Rightmove, the U.K.'s top portal, announced its full-year 2018 results last week.
Why it matters: Not unlike Zillow, the growth in Rightmove's core advertising business continues to slow. The slowdown in velocity reveals the limits and highlights the challenges the business will need to overcome as it looks for new growth opportunities.
Overall revenue grows and slows
Overall revenue at Rightmove grew 10 percent last year -- respectable, double-digit growth, but also the lowest number recorded in its history.
Rightmove's core revenue driver is its Agency business, which accounts for over 75 percent of total revenue (concentration risk!). Annual growth continues to slide over time. The 8.7 percent growth is the lowest number recorded, and reflects the growing difficulty the business has in charging its customers more money for the same service.
Nearly all of Rightmove's growth is coming from price increases (average revenue per advertiser, or ARPA), as opposed to new customers. The amount that Rightmove is able to squeeze out of its existing customers is slowing over time.
Historically, Rightmove has demonstrated incredibly disciplined cost control. By managing its expenses, Rightmove is able to maintain its phenomenal 76 percent profit margins.
But while good for the bottom line, controlling expenses too much can limit the ability of a business to invest in future revenue streams.
One way Rightmove maintains its margins is limited headcount growth. In 2017 (which was a transition year when revenue growth slowed considerably as new pricing was rolled out), the business only added ten new hires. In 2018, Rightmove added sixteen new hires.
While facing similar challenges, Rightmove's strategy stands in stark contrast to nearly every other major real estate portal around the globe. Zillow and REA Group spent tens-of-millions of dollars to acquire mortgage businesses, Scout24 acquired a finance comparison business for over $300 million, realtor.com acquired Opcity for $210 million, and Zoopla acquired a range of adjacent businesses for half-a-billion pounds.
The real estate portal business is evolving, moving closer to and getting involved in more parts of the transaction. But Rightmove has remained steadfast and stationary in its solitary focus (more on this in my Future of Real Estate Portals Report and 2018 Global Real Estate Portal Report).

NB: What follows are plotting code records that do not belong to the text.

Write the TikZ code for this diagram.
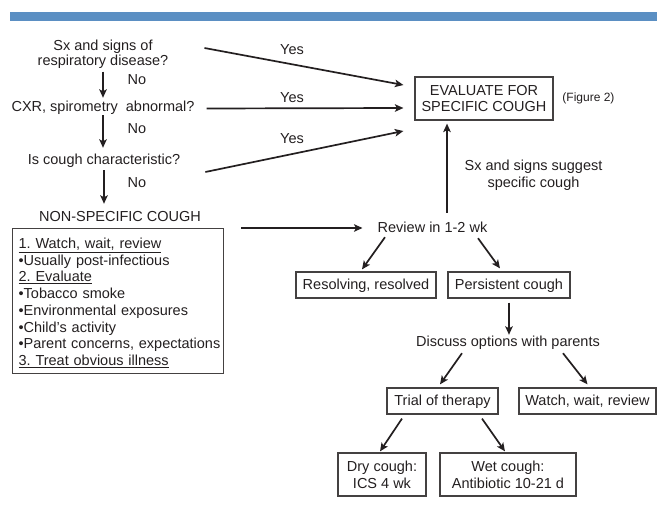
\documentclass[tikz,border=0pt]{standalone}
\usepackage{fontspec}
\setmainfont{Liberation Sans}
\usepackage{xcolor}
\usetikzlibrary{arrows.meta}
\definecolor{barblue}{RGB}{91,143,195}
\definecolor{ink}{RGB}{35,31,32}

\begin{document}
\begin{tikzpicture}[x=1pt, y=-1pt,
    every node/.style={font=\fontsize{14.5}{16.7}\selectfont, text=ink},
    lbl/.style={inner sep=0pt, text height=10pt, text depth=3pt, anchor=base},
    two/.style={inner sep=0pt, align=center},
    box/.style={draw=ink!85, line width=1.2pt, inner sep=0pt, align=center},
    onebox/.style={box, minimum height=26pt, text height=10.5pt, text depth=1.5pt},
    arr/.style={draw=ink, line width=1.7pt, -{Stealth[length=8.5pt,width=7.5pt,inset=2pt]}}]
    \useasboundingbox (0,0) rectangle (657,508);

    % header bar
    \fill[barblue] (10,12) rectangle (657,21);

    % questions
    \node[two] (q1) at (103,54) {Sx and signs of\\[-1.5pt] respiratory disease?};
    \node[lbl] (q2) at (103,112) {CXR, spirometry\ \ abnormal?};
    \node[lbl] (q3) at (104,165) {Is cough characteristic?};
    \node[lbl] (nsc) at (120,222) {NON-SPECIFIC COUGH};
    \node[lbl] (no1) at (137,85) {No};
    \node[lbl] (no2) at (137,134) {No};
    \node[lbl] (no3) at (137,188) {No};
    \draw[arr, shorten <=3pt, shorten >=4pt] (q1.south) -- (q1.south |- q2.north);
    \draw[arr, shorten >=7pt] (q2.south) -- (q2.south |- q3.north);
    \draw[arr, shorten <=2pt, shorten >=8pt] (q3.south) -- (q3.south |- nsc.north);

    % non-specific cough
    \node[box, anchor=north west, text width=199pt, align=left, inner xsep=6pt,
          inner ysep=8pt, text height=12pt, text depth=117pt] (nsbox) at (12,228)
        {\underline{1.\ Watch, wait, review}\\
         •Usually post-infectious\\
         \underline{2.\ Evaluate}\\
         •Tobacco smoke\\
         •Environmental exposures\\
         •Child’s activity\\
         \mbox{•Parent concerns, expectations}\\
         \underline{3.\ Treat obvious illness}};

    % specific cough
    \node[box, minimum width=138pt, minimum height=43pt] (eval) at (484,98.5)
        {EVALUATE FOR\\SPECIFIC COUGH};
    \node[inner sep=0pt, font=\fontsize{12}{14}\selectfont] (fig) at (588.5,98.5) {(Figure 2)};
    \node[lbl] (yes1) at (292,55) {Yes};
    \node[lbl] (yes2) at (292,103) {Yes};
    \node[lbl] (yes3) at (292,144) {Yes};
    \draw[arr] ([xshift=36pt,yshift=6pt]q1.east) -- ([xshift=-11pt,yshift=13.5pt]eval.west);
    \draw[arr] ([xshift=12pt]q2.east) -- ([xshift=-11pt,yshift=-9.5pt]eval.west);
    \draw[arr] ([xshift=25pt,yshift=-10.5pt]q3.east) -- ([xshift=-11pt,yshift=-32.5pt]eval.west);

    % review
    \node[lbl] (review) at (432.5,232.5) {Review in 1-2 wk};
    \node[two] (sugg) at (533.5,175) {Sx and signs suggest\\specific cough};
    \draw[arr] ([xshift=17pt]nsbox.north east) -- ([xshift=-15pt,yshift=1pt]review.west);
    \draw[arr] ([xshift=14.5pt,yshift=9.5pt]review.north) -- ([xshift=-37pt,yshift=-3pt]eval.south);

    \node[onebox, minimum width=140pt] (res) at (366,285) {Resolving, resolved};
    \node[onebox, minimum width=122pt] (per) at (509,285) {Persistent cough};
    \draw[arr] ([xshift=-47.5pt,yshift=-1.5pt]review.south) -- ([xshift=-4pt,yshift=2pt]res.north);
    \draw[arr] ([xshift=45.5pt,yshift=-2.5pt]review.south) -- ([xshift=-9pt,yshift=3pt]per.north);

    % options
    \node[lbl] (discuss) at (508,347) {Discuss options with parents};
    \draw[arr, shorten <=4pt, shorten >=2pt] (per.south) -- (per.south |- discuss.north);
    \node[onebox, minimum width=111pt] (trial) at (442.5,401) {Trial of therapy};
    \node[onebox, minimum width=137pt] (watch) at (587.5,401) {Watch, wait, review};
    \draw[arr] ([xshift=-46pt,yshift=-3pt]discuss.south) -- ([xshift=-2.5pt,yshift=3pt]trial.north);
    \draw[arr] ([xshift=55pt,yshift=-3pt]discuss.south) -- ([yshift=3pt]watch.north);

    % therapy
    \node[box, minimum width=88pt, minimum height=43pt] (dry) at (382,474.5) {Dry cough:\\ICS 4 wk};
    \node[box, minimum width=136pt, minimum height=43pt] (wet) at (508,474.5) {Wet cough:\\Antibiotic 10-21 d};
    \draw[arr] ([xshift=-40.5pt,yshift=-4pt]trial.south) -- ([xshift=-2pt,yshift=1pt]dry.north);
    \draw[arr] ([xshift=39.5pt,yshift=-4pt]trial.south) -- ([xshift=-3pt,yshift=1pt]wet.north);
\end{tikzpicture}
\end{document}
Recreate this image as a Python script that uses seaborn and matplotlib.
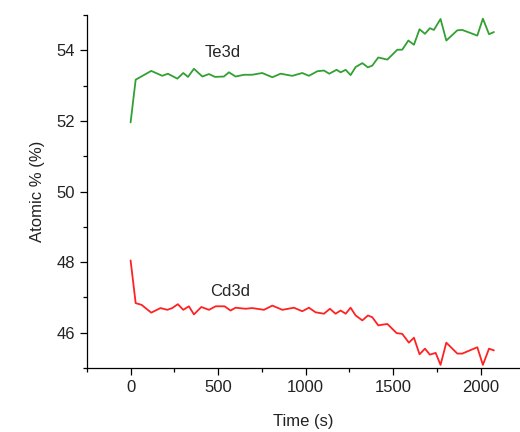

Rightmove's revenue growth slowdown may sound similar to Zillow (as I wrote about last week), although the slowdown is less pronounced and immediate. But the trend and concern is the same.
Both portals are facing slowing growth in their core businesses. Zillow has invested heavily in new business lines (mortgage, rentals, Zillow Offers, and lead qualification to name a few) and appointed a new CEO, while Rightmove hasn't -- its eggs are still in the same basket.